Roy and Mamata had a fall out in 2015 when his name came up in Saradha scam as well as in Narada sting operation in which TMC leaders are involved.

He was suspended from the party for six years as he met senior BJP leaders like Finance Minister Arun Jaitley and BJP general secretary Kailash Vijayvargiya. He has resigned from Trinamool Congress on 25 September 2017. After that Roy also resigned from Rajya Sabha membership on 11 October 2017.

===Bharatiya Janata Party===
Roy formally joined the Bharatiya Janata Party on 3 November 2017. Upon joining the party, he said that he felt proud of working under Prime Minister Narendra Modi. He contested the 2021 West Bengal Legislative Assembly election and won.

==="Rejoining" Trinamool Congress===
On 11 June 2021, Roy rejoined the All India Trinamool Congress along with his son Subhranshu Roy in the presence of Mamata Banerjee and others.
On 25 June 2021, he was elected as a member of PAC by the speaker of West Bengal Legislative Assembly and later became the chairman of the PAC on 14 July 2021.
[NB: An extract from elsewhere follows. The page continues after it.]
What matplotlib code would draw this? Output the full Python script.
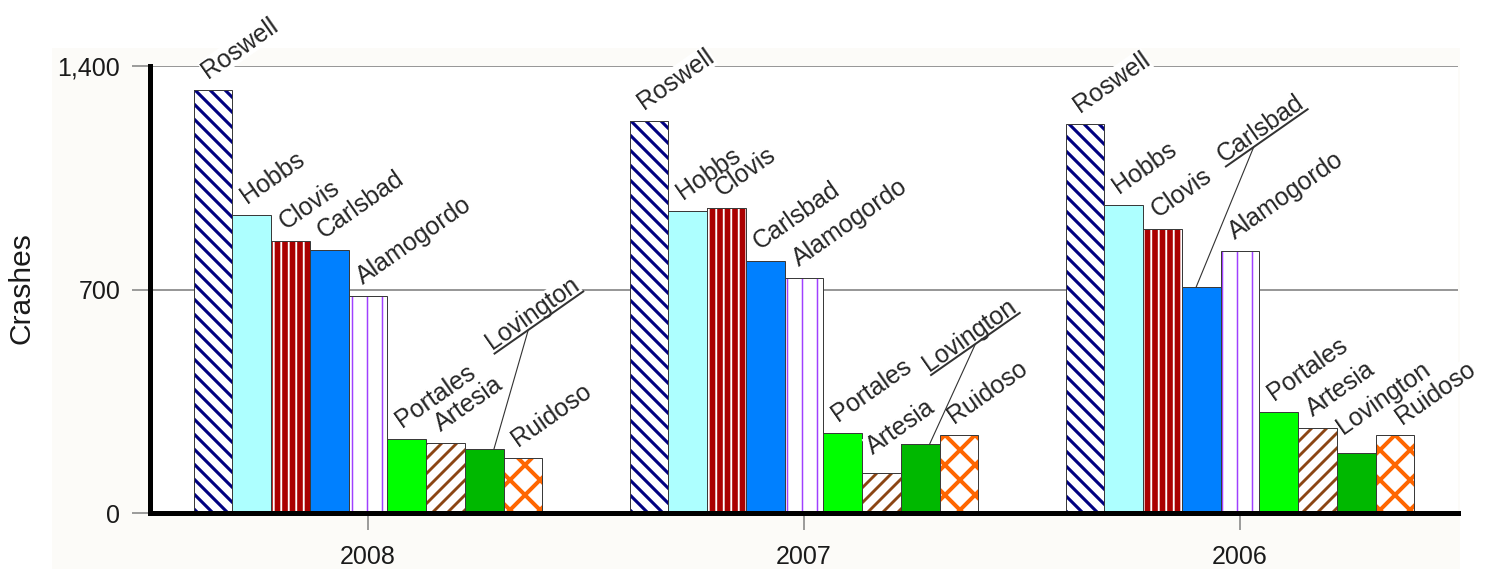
import numpy as np
import matplotlib
matplotlib.use("Agg")
import matplotlib.pyplot as plt
from matplotlib.patches import Rectangle
from matplotlib.lines import Line2D

plt.rcParams['font.family'] = ['Liberation Sans', 'DejaVu Sans']

# ---------------- data ----------------
years = ['2008', '2007', '2006']
cities = ['Roswell', 'Hobbs', 'Clovis', 'Carlsbad', 'Alamogordo',
          'Portales', 'Artesia', 'Lovington', 'Ruidoso']
roswell = [1324, 1227, 1217]
hobbs = [934, 945, 965]
clovis = [853, 954, 888]
carlsbad = [823, 789, 708]
alamogordo = [680, 735, 820]
portales = [231, 250, 318]
artesia = [221, 125, 266]
lovington = [201, 216, 188]
ruidoso = [174, 245, 245]
series = [roswell, hobbs, clovis, carlsbad, alamogordo,
          portales, artesia, lovington, ruidoso]
yticks = [0, 700, 1400]
yticklabels = ['0', '700', '1,400']

# ---------------- styles ----------------
# face, hatch colour, hatch, hatch linewidth (pt)
styles = [
    ('white', '#000080', '\\\\', 2.5),
    ('#ADFFFF', None, None, 0),
    ('#AA0000', 'white', '||', 1.5),
    ('#0080FF', None, None, 0),
    ('white', '#A040FF', '|', 1.2),
    ('#00FF00', None, None, 0),
    ('white', '#8B4513', '//', 2.3),
    ('#00B800', None, None, 0),
    ('white', '#FF6600', 'x', 3.2),
]
# label offsets that differ from the default (points)
label_offsets = {
    ('Lovington', 2): (-10.4, 14.4),
    ('Ruidoso', 2): (5.6, 8.0),
    ('Artesia', 1): (-7.2, 14.4),
}
# displaced (underlined) labels: (city, year index) -> (dx pt, dy pt, underline frac, bar frac)
displaced = {
    ('Lovington', 0): (6.4, 79.0, 0.38, 0.75),
    ('Lovington', 1): (6.8, 58.0, 0.50, 0.74),
    ('Carlsbad', 2): (17.9, 99.0, 0.34, 0.37),
}

DPI = 90
W, H = 1502, 569
fig = plt.figure(figsize=(W / DPI, H / DPI), dpi=DPI, facecolor='white')

# light panel behind chart
fig.patches.append(Rectangle((52 / W, 0), (1460 - 52) / W, (H - 48) / H,
                             transform=fig.transFigure, facecolor='#FCFBF8',
                             edgecolor='none', zorder=-5))

ax_l, ax_r, ax_t, ax_b = 150, 1458, 65.7, 513.3
ax = fig.add_axes([ax_l / W, 1 - ax_b / H, (ax_r - ax_l) / W, (ax_b - ax_t) / H])
ax.set_facecolor('white')
ax.set_xlim(-0.5, 2.5)
ax.set_ylim(0, 1400)

n = len(cities)
bw = 0.8 / n
xg = np.arange(len(years))

bars_all = []
for i, (vals, st) in enumerate(zip(series, styles)):
    face, hc, hatch, hlw = st
    xs = xg + (i - (n - 1) / 2) * bw
    if hatch:
        with plt.rc_context({'hatch.linewidth': hlw}):
            b = ax.bar(xs, vals, width=bw, color=face, edgecolor=hc, hatch=hatch,
                       linewidth=0, zorder=2)
        for p in b:
            if hasattr(p, 'set_hatch_linewidth'):
                p.set_hatch_linewidth(hlw)
    else:
        ax.bar(xs, vals, width=bw, color=face, linewidth=0, zorder=2)
    ax.bar(xs, vals, width=bw, fill=False, edgecolor='#3a3a3a', linewidth=0.8, zorder=2.5)
    bars_all.append(xs)

# axes styling
for s in ['top', 'right']:
    ax.spines[s].set_visible(False)
for s in ['left', 'bottom']:
    ax.spines[s].set_linewidth(4)
    ax.spines[s].set_color('black')
    ax.spines[s].set_zorder(3)
ax.set_yticks(yticks)
ax.set_yticklabels(yticklabels)
ax.set_xticks(xg)
ax.set_xticklabels(years)
ax.tick_params(axis='y', direction='out', length=14.4, width=1.3, color='#888888',
               pad=9.4, labelsize=20, labelcolor='#1a1a1a')
ax.tick_params(axis='x', direction='out', length=13.5, width=1.3, color='#888888',
               pad=12, labelsize=20, labelcolor='#1a1a1a')
ax.set_axisbelow(True)
ax.yaxis.grid(True, color='#8a8a8a', linewidth=1.4)
ax.xaxis.grid(False)

fig.text(21.5 / W, 1 - 288 / H, 'Crashes', rotation=90, ha='center', va='center',
         fontsize=24, color='#1a1a1a')

# ---------------- labels ----------------
ROT = 35
FS = 20
TXTC = '#262626'
px = DPI / 72.0
renderer = fig.canvas.get_renderer()
th = np.deg2rad(ROT)
u = np.array([np.cos(th), np.sin(th)])
nrm = np.array([np.sin(th), -np.cos(th)])
to_fig = fig.transFigure.inverted()

for i, city in enumerate(cities):
    xs = bars_all[i]
    for j in range(len(years)):
        v = series[i][j]
        xc = xs[j]
        key = (city, j)
        if key in displaced:
            dx, dy, uf, bf = displaced[key]
        else:
            dx, dy = label_offsets.get(key, (-4.0, 8.8))
        kw = dict(xy=(xc, v), xytext=(dx, dy), textcoords='offset points',
                  rotation=ROT, rotation_mode='anchor', ha='left', va='baseline',
                  fontsize=FS, annotation_clip=False)
        ax.annotate(city, color='none', zorder=4,
                    bbox=dict(boxstyle='square,pad=0.0', facecolor='white',
                              edgecolor='none'), **kw)
        ax.annotate(city, color=TXTC, zorder=5, **kw)
        if key in displaced:
            tmp = fig.text(0, 0, city, fontsize=FS)
            wpx = tmp.get_window_extent(renderer).width
            tmp.remove()
            A = ax.transData.transform((xc, v)) + np.array([dx, dy]) * px
            s0 = A + 4.0 * nrm
            s1 = s0 + wpx * u
            pts = to_fig.transform(np.vstack([s0, s1]))
            fig.add_artist(Line2D(pts[:, 0], pts[:, 1], color='#333333', linewidth=1.6,
                                  transform=fig.transFigure, zorder=6))
            p_top = s0 + uf * wpx * u
            b_pt = ax.transData.transform((xc - bw / 2 + bf * bw, v))
            pts2 = to_fig.transform(np.vstack([p_top, b_pt]))
            fig.add_artist(Line2D(pts2[:, 0], pts2[:, 1], color='#333333', linewidth=0.9,
                                  transform=fig.transFigure, zorder=6))

fig.savefig('out.png', dpi=DPI, facecolor='white')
Roy set foot in Krishnanagar, his constituency. He first came to Krishnanagar Bhatjangla on 27 June 2021. He was then greeted by All India Trinamool Congress activists wearing a wreath. Soon after, a quarrel broke out between All India Trinamool Congress activists over the reception of Mukul Roy.

On 19 January 2022, his lawyer told the Speaker that he was still in the BJP and he never rejoined the ruling Trinamool Congress party. Accordingly, the Speaker dismissed Roy's disqualification as legislator under anti-defection law.

==Death==
Mukul Roy had been suffering from Parkinson's disease and Dementia disease for few years. Brain surgery was also performed due to the problem of Hydrocephalus in the brain. He was hospitalized multiple times in 2024. Roy died on 23 February 2026, at the age of 71.